WHAT IS BEING ASKED. Give back, unchanged, the line with "Recreate this image", the line with "from matplotlib.patches import Patch", and every line between them, and no other line.

INFORMATION SUPPLIED.
::::::::
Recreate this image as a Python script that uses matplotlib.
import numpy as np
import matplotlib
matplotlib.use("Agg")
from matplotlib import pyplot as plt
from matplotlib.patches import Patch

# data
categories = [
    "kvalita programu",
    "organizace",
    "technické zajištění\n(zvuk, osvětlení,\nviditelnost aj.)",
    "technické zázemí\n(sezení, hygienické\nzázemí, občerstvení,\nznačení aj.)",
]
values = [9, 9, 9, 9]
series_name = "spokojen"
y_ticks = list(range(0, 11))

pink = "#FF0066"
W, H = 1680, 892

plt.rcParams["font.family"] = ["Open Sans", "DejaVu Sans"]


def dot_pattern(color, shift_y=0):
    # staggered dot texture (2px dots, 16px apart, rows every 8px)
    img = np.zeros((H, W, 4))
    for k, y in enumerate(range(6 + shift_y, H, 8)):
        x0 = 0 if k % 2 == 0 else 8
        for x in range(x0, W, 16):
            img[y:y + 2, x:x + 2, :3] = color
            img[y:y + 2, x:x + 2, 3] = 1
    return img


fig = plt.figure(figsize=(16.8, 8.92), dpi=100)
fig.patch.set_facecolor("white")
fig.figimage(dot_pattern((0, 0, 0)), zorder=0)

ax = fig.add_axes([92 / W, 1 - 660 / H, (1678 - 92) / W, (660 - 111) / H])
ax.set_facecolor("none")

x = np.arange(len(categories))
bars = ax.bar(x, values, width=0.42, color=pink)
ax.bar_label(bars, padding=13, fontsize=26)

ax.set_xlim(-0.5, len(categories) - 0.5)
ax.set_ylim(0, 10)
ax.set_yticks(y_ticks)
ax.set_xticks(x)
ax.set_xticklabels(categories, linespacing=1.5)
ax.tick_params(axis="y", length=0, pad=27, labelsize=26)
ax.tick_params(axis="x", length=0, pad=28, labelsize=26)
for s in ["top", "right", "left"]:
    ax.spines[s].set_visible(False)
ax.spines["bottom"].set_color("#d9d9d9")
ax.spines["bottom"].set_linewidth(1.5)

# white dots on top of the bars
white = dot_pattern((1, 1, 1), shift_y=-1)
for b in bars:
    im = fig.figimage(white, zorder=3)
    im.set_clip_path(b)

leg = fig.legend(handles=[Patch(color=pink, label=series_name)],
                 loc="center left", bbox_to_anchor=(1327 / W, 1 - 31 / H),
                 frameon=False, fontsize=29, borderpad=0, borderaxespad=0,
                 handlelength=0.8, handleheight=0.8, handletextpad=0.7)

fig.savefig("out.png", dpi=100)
::::::::
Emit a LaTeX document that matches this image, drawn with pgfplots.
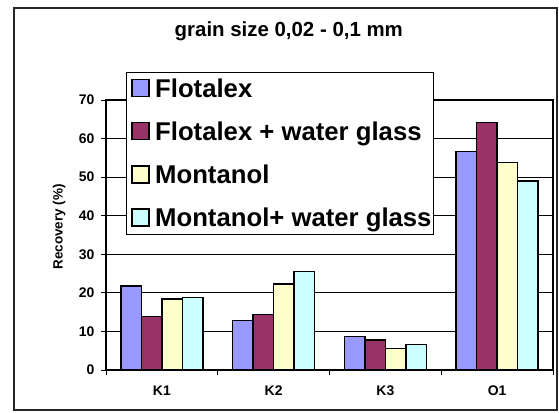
::::::::
FINAL ANSWER.
Recreate this image as a Python script that uses matplotlib.
import numpy as np
import matplotlib
matplotlib.use("Agg")
from matplotlib import pyplot as plt
from matplotlib.patches import Patch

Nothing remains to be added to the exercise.